Sautant sur l’occasion, Oumar Ould Hamaha, un des chefs du Mujao, lui propose d’envoyer des hommes de Boulikessi à Gao, afin que le groupe jihadiste les forme et les arme. Amirou s’exécute et envoie des jeunes dans les camps du Mujao. Dans un rapport publié en mai 2016, International crisis group explique que la majorité d’entre eux ont « adopté une approche opportuniste, ralliant un camp pour bénéficier d’une protection ou se procurer des armes et peser dans les conflits locaux ». Les années suivantes, Amirou, surveillé de près par les autorités maliennes et qui passera même quelques semaines dans les geoles burkinabé, à Ouagadougou, ne cessera d’expliquer que « nous n’avons pas pris les armes pour attaquer l’État malien mais pour nous défendre contre nos ennemis. »
Attaques et massacres
Mais le mal était fait. Certains des jeunes qui ont été formés à Gao ont épousé le projet du Mujao. Ils ont ensuite navigué d’un groupe à l’autre, au gré des circonstances et des luttes de pouvoir : la katiba Macina, la katiba Serma (toutes deux liées au Groupe de soutien à l’islam et aux musulmans – GSIM – affilié à Al Qaeda), l’EIGS. D’autres, qui étaient rentrés dans leur campement, ont repris les armes et ont rejoint un de ces groupes pour se défendre des exactions de l’armée malienne qui, lors de son retour dans la zone à la suite de l’opération Serval, a multiplié les arrestations arbitraires et les exécutions.
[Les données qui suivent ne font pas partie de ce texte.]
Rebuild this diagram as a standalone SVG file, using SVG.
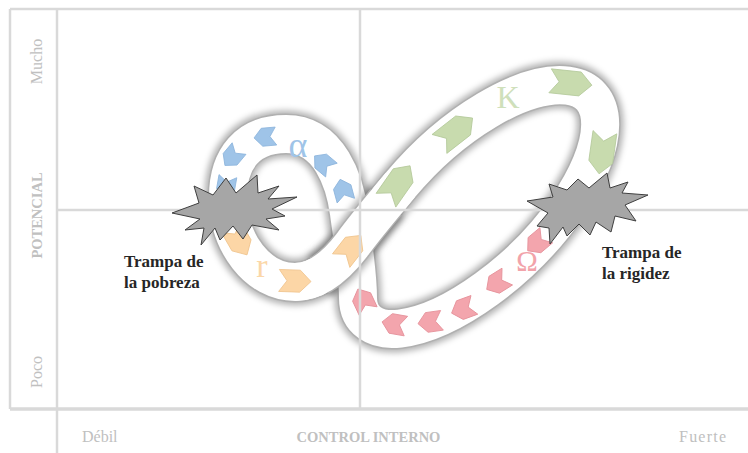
<svg xmlns="http://www.w3.org/2000/svg" xmlns:xlink="http://www.w3.org/1999/xlink" width="748" height="453" viewBox="0 0 748 453">
<defs>
<style>
.grid line{stroke:#d9d9d9;stroke-width:2.5;fill:none}
.ax{font-family:"Liberation Serif","Times New Roman",serif;fill:#c0c0c0;font-size:16px}
.axb{font-weight:bold;font-size:14.5px}
.lbl{font-family:"Liberation Serif","Times New Roman",serif;font-weight:bold;font-size:17px;fill:#262626}
.sh{fill:none;stroke:#000;stroke-opacity:.3;stroke-width:47;filter:url(#blur)}
.ed{fill:none;stroke:#b0b0b0;stroke-width:41}
.wh{fill:none;stroke:#fff;stroke-width:38}
.star{fill:#a6a6a6;stroke:#3f3f3f;stroke-width:1}
.g{fill:#c8dbae;stroke:#b4c99a;stroke-width:.8}
.o{fill:#fcd6a6;stroke:#efc38c;stroke-width:.8}
.b{fill:#9fc4e8;stroke:#8cb4dc;stroke-width:.8}
.r{fill:#f3a5ad;stroke:#e6939c;stroke-width:.8}
.gk{font-family:"Liberation Serif","Times New Roman",serif;text-anchor:middle}
</style>
<filter id="blur" x="-20%" y="-20%" width="140%" height="140%"><feGaussianBlur stdDeviation="3.3"/></filter>
<path id="chevG" d="M-21,-12 L9,-12 L21,0 L9,12 L-21,12 L-12,0 Z"/>
<path id="chevO" d="M-16,-11 L5,-11 L16,0 L5,11 L-16,11 L-8,0 Z"/>
<path id="chevS" d="M-11,-9 L3,-9 L11,0 L3,9 L-11,9 L-5,0 Z"/>
<path id="loop" d="M295,282 C320,282 339,262 352,245 C366,225.6 384.2,204.5 400.2,185.2 A160 70 -44 1 1 399.8,328.6 C375,331.6 358,320 358,298 C358,272 352,236 349,213 C345,183 330,134 286,134 C248,134 228,158 228,197 C228,243 258,282 295,282 Z"/>
<path id="strandA" d="M295,282 C320,282 339,262 352,245 C366,225.6 384.2,204.5 400.2,185.2"/>
</defs>

<g id="band">
<use xlink:href="#loop" class="sh"/>
<use xlink:href="#loop" class="ed"/>
<use xlink:href="#loop" class="wh"/>
<use xlink:href="#strandA" class="sh" stroke-dasharray="0 25 100 300"/>
<use xlink:href="#strandA" class="ed" stroke-dasharray="0 25 100 300"/>
<use xlink:href="#strandA" class="wh"/>
</g>

<g id="arrows">
<use xlink:href="#chevG" class="g" transform="translate(398 183) rotate(-55)"/>
<use xlink:href="#chevG" class="g" transform="translate(456 131) rotate(-38)"/>
<use xlink:href="#chevG" class="g" transform="translate(571 83) rotate(6)"/>
<use xlink:href="#chevG" class="g" transform="translate(602 153) rotate(98)"/>
<use xlink:href="#chevO" class="o" transform="translate(239 241) rotate(60)"/>
<use xlink:href="#chevO" class="o" transform="translate(295 281) rotate(2)"/>
<use xlink:href="#chevO" class="o" transform="translate(351 248) rotate(-52)"/>
<use xlink:href="#chevS" class="b" transform="translate(343 190) rotate(-105)"/>
<use xlink:href="#chevS" class="b" transform="translate(323 163) rotate(-140)"/>
<use xlink:href="#chevS" class="b" transform="translate(265 137) rotate(175)"/>
<use xlink:href="#chevS" class="b" transform="translate(232 157) rotate(130)"/>
<use xlink:href="#chevS" class="b" transform="translate(226 187) rotate(100)"/>
<use xlink:href="#chevS" class="r" transform="translate(537 243) rotate(140) scale(1.1)"/>
<use xlink:href="#chevS" class="r" transform="translate(497 283) rotate(148) scale(1.1)"/>
<use xlink:href="#chevS" class="r" transform="translate(463 309) rotate(160) scale(1.1)"/>
<use xlink:href="#chevS" class="r" transform="translate(430 322) rotate(172) scale(1.1)"/>
<use xlink:href="#chevS" class="r" transform="translate(394 324) rotate(190) scale(1.1)"/>
<use xlink:href="#chevS" class="r" transform="translate(363 300) rotate(245) scale(1.1)"/>
</g>

<g id="phase-labels">
<text class="gk" x="298" y="157" font-size="36" fill="#9fc4e8">α</text>
<text class="gk" x="508" y="108" font-size="32" fill="#cfe0bb">K</text>
<text class="gk" x="262" y="277" font-size="34" fill="#fbd7a8">r</text>
<text class="gk" x="527" y="271" font-size="29" fill="#f2a3aa">Ω</text>
</g>

<g id="grid" class="grid">
<line x1="10" y1="9" x2="748" y2="9"/>
<line x1="10" y1="9" x2="10" y2="409"/>
<line x1="57" y1="9" x2="57" y2="453"/>
<line x1="10" y1="409" x2="748" y2="409" style="stroke-width:3.5"/>
<line x1="360" y1="9" x2="360" y2="409"/>
<line x1="57" y1="210" x2="748" y2="210"/>
</g>

<g id="axis-labels">
<text class="ax" text-anchor="middle" transform="translate(42 61.5) rotate(-90)">Mucho</text>
<text class="ax axb" text-anchor="middle" transform="translate(42 215.5) rotate(-90)">POTENCIAL</text>
<text class="ax" text-anchor="middle" transform="translate(42 372) rotate(-90)">Poco</text>
<text class="ax" x="82" y="442">Débil</text>
<text class="ax axb" x="368.5" y="442" text-anchor="middle">CONTROL INTERNO</text>
<text class="ax" x="679" y="442" textLength="47" lengthAdjust="spacing">Fuerte</text>
</g>

<g id="trampa-pobreza">
<polygon class="star" points="172,213 199,203 194,186 213,195 226,178 236,193 257,175 258,193 279,186 268,199 297,197 272,209 285,216 266,219 279,230 252,225 243,239 233,226 220,240 215,228 201,245 204,228 185,230 200,219"/>
<text class="lbl" x="124" y="267">Trampa de</text>
<text class="lbl" x="124" y="288">la pobreza</text>
</g>

<g id="trampa-rigidez">
<polygon class="star" points="527,201 553,197 549,184 567,190 578,179 589,188 607,173 610,188 628,182 622,193 648,195 625,205 636,221 615,216 611,232 596,222 590,235 579,224 567,236 563,227 550,244 549,228 537,226 548,213"/>
<text class="lbl" x="602" y="258">Trampa de</text>
<text class="lbl" x="602" y="279">la rigidez</text>
</g>
</svg>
Ils y ont retrouvé les Peuls du Nord-Tillabéry, ou les ont parfois combattus, lorsque l’EIGS et le GSIM ont commencé à se faire la guerre en 2020.
Depuis trois ans, la zone de Boulikessi est l’une des plus dangereuses du Mali. Les affrontements entre groupes jihadistes et forces armées y sont récurrents. L’armée malienne y a subi plusieurs attaques, dont une particulièrement meurtrière en septembre 2019 (au moins 40 soldats tués). Elle y a également commis des massacres. En mai 2018, des soldats sous commandement du G5 Sahel ont tué au moins 12 civils au cours d’une opération menée en représailles au meurtre d’un de leurs éléments. « Pour eux, tous les Peuls sont des jihadistes en puissance », se désolait à l’époque « Amirou Boulikessi ». Le chef du village a été enlevé par des jihadistes en mars 2019. Ses proches n’ont plus eu de nouvelles depuis.